Data shown |
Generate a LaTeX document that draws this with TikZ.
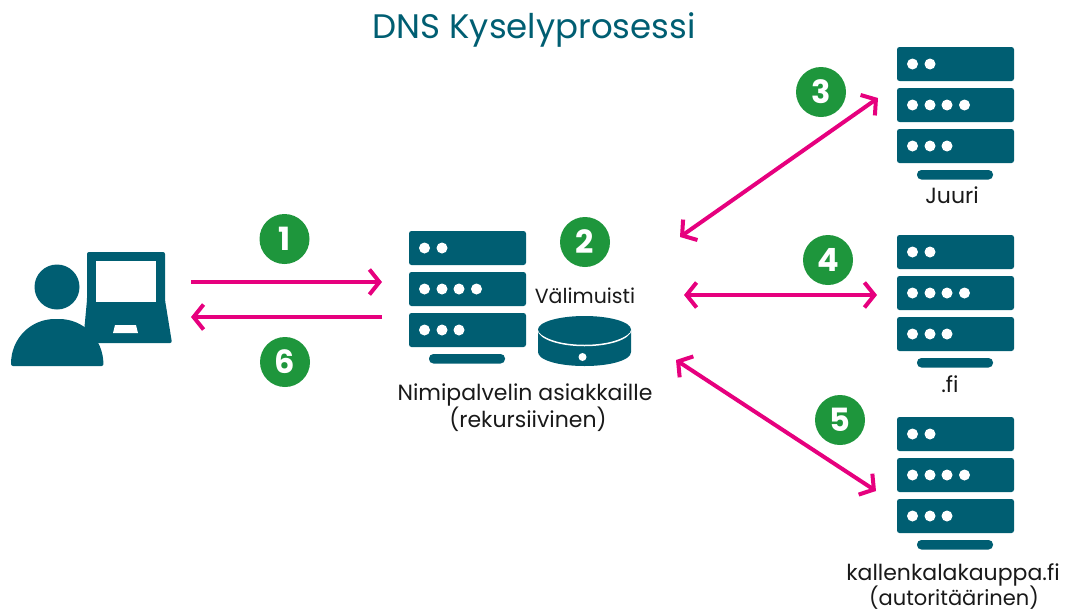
\documentclass[tikz,border=0pt]{standalone}
\usepackage{fontspec}
\setmainfont{Poppins}
\usetikzlibrary{arrows.meta}
\definecolor{teal}{RGB}{0,94,114}
\definecolor{pink}{RGB}{230,0,126}
\definecolor{badge}{RGB}{30,150,60}
\definecolor{ink}{RGB}{25,25,25}
\tikzset{
  x=1pt,y=-1pt,
  conn/.style={draw=pink,line width=4pt},
  tipr/.style={-{Straight Barb[length=10pt,width=25pt,line width=4pt]}},
  tipb/.style={{Straight Barb[length=10pt,width=25pt,line width=4pt]}-{Straight Barb[length=10pt,width=25pt,line width=4pt]}},
  unit/.style={fill=teal,rounded corners=2.5pt},
  led/.style={circle,fill=white,inner sep=0pt,minimum size=11pt},
  num/.style={circle,fill=badge,text=white,inner sep=0pt,minimum size=50pt,font=\fontsize{32}{32}\selectfont\bfseries},
  lab/.style={text=ink,anchor=base,inner sep=0pt,font=\fontsize{22}{26}\selectfont},
}
% #1 name, #2 x, #3 y of the top-left corner of the rack
\newcommand{\rackicon}[3]{%
  \begin{scope}[shift={(#2,#3)}]
    \fill[unit] (0,0) rectangle (117,34);
    \fill[unit] (0,41) rectangle (117,75);
    \fill[unit] (0,82) rectangle (117,116);
    \fill[teal,rounded corners=4.4pt] (20,123) rectangle (96,132.5);
    \foreach \dx in {15.5,33}{\node[led] at (\dx,17) {};}
    \foreach \dx in {15.5,33,50,67.5}{\node[led] at (\dx,58) {};}
    \foreach \dx in {15.5,33,50}{\node[led] at (\dx,99) {};}
    \coordinate (#1) at (58.5,66);
  \end{scope}}
\begin{document}
\begin{tikzpicture}
\useasboundingbox (0,0) rectangle (1068,611);
\node[anchor=base,text=teal,inner sep=0pt,font=\fontsize{34}{40}\selectfont] (title) at (534,38) {DNS Kyselyprosessi};

% user and laptop
\fill[teal,rounded corners=2pt] (87,252) -- (165,252) -- (165,300) -- (172,343) -- (83,343) -- (87,300) -- cycle;
\fill[white] (96,261) rectangle (156,302);
\fill[white] (115,325) -- (136,325) -- (138,333) -- (113,333) -- cycle;
\fill[teal] (57,287) circle (22.5);
\fill[teal,rounded corners=2pt] (11,366) .. controls (11,338) and (31,319) .. (57,319) .. controls (83,319) and (103,338) .. (103.5,366) -- cycle;
\node[inner sep=0pt,minimum width=161pt,minimum height=114pt] (user) at (91.5,309) {};

% servers
\rackicon{sresolver}{409}{231}
\rackicon{sroot}{897}{47}
\rackicon{sfi}{897}{235}
\rackicon{sauth}{897}{417}

% cache disk
\fill[teal] (538,330) -- (538,352) .. controls (538,360) and (558,366) .. (584.5,366) .. controls (611,366) and (631,360) .. (631,352) -- (631,330) -- cycle;
\draw[white,line width=1.5pt] (538,330) .. controls (540,339) and (560,345.5) .. (584.5,345.5) .. controls (609,345.5) and (629,339) .. (631,330);
\fill[teal] (584.5,329.5) ellipse [x radius=46.5,y radius=13.5];
\node[led,minimum size=8pt] (cachedot) at (582.5,357) {};

% labels
\node[lab,font=\fontsize{20.5}{24}\selectfont] (cache) at (585,303) {Välimuisti};
\node[lab] (l1a) at (525,400) {Nimipalvelin asiakkaille};
\node[lab] (l1b) at (528,427) {(rekursiivinen)};
\node[lab] (l2) at (952,203) {Juuri};
\node[lab] (l3) at (950,392) {.fi};
\node[lab] (l4a) at (953,580) {kallenkalakauppa.fi};
\node[lab,font=\fontsize{21}{25}\selectfont] (l4b) at (954,605.5) {(autoritäärinen)};

% connector ends
\coordinate (a1) at (191,282);
\coordinate (b1) at (382,282);
\coordinate (a6) at (382,317);
\coordinate (b6) at (191,317);
\coordinate (a3) at (680,237);
\coordinate (b3) at (878,98);
\coordinate (a4) at (684,295);
\coordinate (b4) at (877,295);
\coordinate (a5) at (676,360);
\coordinate (b5) at (876,491);
\draw[conn,tipr] (a1) -- (b1);
\draw[conn,tipr] (a6) -- (b6);
\draw[conn,tipb] (a3) -- (b3);
\draw[conn,tipb] (a4) -- (b4);
\draw[conn,tipb] (a5) -- (b5);

% numbers
\node[num] (n1) at (284.5,239) {1};
\node[num] (n2) at (585,242) {2};
\node[num] (n3) at (821,92) {3};
\node[num] (n4) at (828,260) {4};
\node[num] (n5) at (840,420) {5};
\node[num] (n6) at (285,362) {6};
\end{tikzpicture}
\end{document}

Objective | Repeat the material above in full and exactly, apart from the pictures.

Response below |
Generate a LaTeX document that draws this with TikZ.
\documentclass[tikz,border=0pt]{standalone}
\usepackage{fontspec}
\setmainfont{Poppins}
\usetikzlibrary{arrows.meta}
\definecolor{teal}{RGB}{0,94,114}
\definecolor{pink}{RGB}{230,0,126}
\definecolor{badge}{RGB}{30,150,60}
\definecolor{ink}{RGB}{25,25,25}
\tikzset{
  x=1pt,y=-1pt,
  conn/.style={draw=pink,line width=4pt},
  tipr/.style={-{Straight Barb[length=10pt,width=25pt,line width=4pt]}},
  tipb/.style={{Straight Barb[length=10pt,width=25pt,line width=4pt]}-{Straight Barb[length=10pt,width=25pt,line width=4pt]}},
  unit/.style={fill=teal,rounded corners=2.5pt},
  led/.style={circle,fill=white,inner sep=0pt,minimum size=11pt},
  num/.style={circle,fill=badge,text=white,inner sep=0pt,minimum size=50pt,font=\fontsize{32}{32}\selectfont\bfseries},
  lab/.style={text=ink,anchor=base,inner sep=0pt,font=\fontsize{22}{26}\selectfont},
}
% #1 name, #2 x, #3 y of the top-left corner of the rack
\newcommand{\rackicon}[3]{%
  \begin{scope}[shift={(#2,#3)}]
    \fill[unit] (0,0) rectangle (117,34);
    \fill[unit] (0,41) rectangle (117,75);
    \fill[unit] (0,82) rectangle (117,116);
    \fill[teal,rounded corners=4.4pt] (20,123) rectangle (96,132.5);
    \foreach \dx in {15.5,33}{\node[led] at (\dx,17) {};}
    \foreach \dx in {15.5,33,50,67.5}{\node[led] at (\dx,58) {};}
    \foreach \dx in {15.5,33,50}{\node[led] at (\dx,99) {};}
    \coordinate (#1) at (58.5,66);
  \end{scope}}
\begin{document}
\begin{tikzpicture}
\useasboundingbox (0,0) rectangle (1068,611);
\node[anchor=base,text=teal,inner sep=0pt,font=\fontsize{34}{40}\selectfont] (title) at (534,38) {DNS Kyselyprosessi};

% user and laptop
\fill[teal,rounded corners=2pt] (87,252) -- (165,252) -- (165,300) -- (172,343) -- (83,343) -- (87,300) -- cycle;
\fill[white] (96,261) rectangle (156,302);
\fill[white] (115,325) -- (136,325) -- (138,333) -- (113,333) -- cycle;
\fill[teal] (57,287) circle (22.5);
\fill[teal,rounded corners=2pt] (11,366) .. controls (11,338) and (31,319) .. (57,319) .. controls (83,319) and (103,338) .. (103.5,366) -- cycle;
\node[inner sep=0pt,minimum width=161pt,minimum height=114pt] (user) at (91.5,309) {};

% servers
\rackicon{sresolver}{409}{231}
\rackicon{sroot}{897}{47}
\rackicon{sfi}{897}{235}
\rackicon{sauth}{897}{417}

% cache disk
\fill[teal] (538,330) -- (538,352) .. controls (538,360) and (558,366) .. (584.5,366) .. controls (611,366) and (631,360) .. (631,352) -- (631,330) -- cycle;
\draw[white,line width=1.5pt] (538,330) .. controls (540,339) and (560,345.5) .. (584.5,345.5) .. controls (609,345.5) and (629,339) .. (631,330);
\fill[teal] (584.5,329.5) ellipse [x radius=46.5,y radius=13.5];
\node[led,minimum size=8pt] (cachedot) at (582.5,357) {};

% labels
\node[lab,font=\fontsize{20.5}{24}\selectfont] (cache) at (585,303) {Välimuisti};
\node[lab] (l1a) at (525,400) {Nimipalvelin asiakkaille};
\node[lab] (l1b) at (528,427) {(rekursiivinen)};
\node[lab] (l2) at (952,203) {Juuri};
\node[lab] (l3) at (950,392) {.fi};
\node[lab] (l4a) at (953,580) {kallenkalakauppa.fi};
\node[lab,font=\fontsize{21}{25}\selectfont] (l4b) at (954,605.5) {(autoritäärinen)};

% connector ends
\coordinate (a1) at (191,282);
\coordinate (b1) at (382,282);
\coordinate (a6) at (382,317);
\coordinate (b6) at (191,317);
\coordinate (a3) at (680,237);
\coordinate (b3) at (878,98);
\coordinate (a4) at (684,295);
\coordinate (b4) at (877,295);
\coordinate (a5) at (676,360);
\coordinate (b5) at (876,491);
\draw[conn,tipr] (a1) -- (b1);
\draw[conn,tipr] (a6) -- (b6);
\draw[conn,tipb] (a3) -- (b3);
\draw[conn,tipb] (a4) -- (b4);
\draw[conn,tipb] (a5) -- (b5);

% numbers
\node[num] (n1) at (284.5,239) {1};
\node[num] (n2) at (585,242) {2};
\node[num] (n3) at (821,92) {3};
\node[num] (n4) at (828,260) {4};
\node[num] (n5) at (840,420) {5};
\node[num] (n6) at (285,362) {6};
\end{tikzpicture}
\end{document}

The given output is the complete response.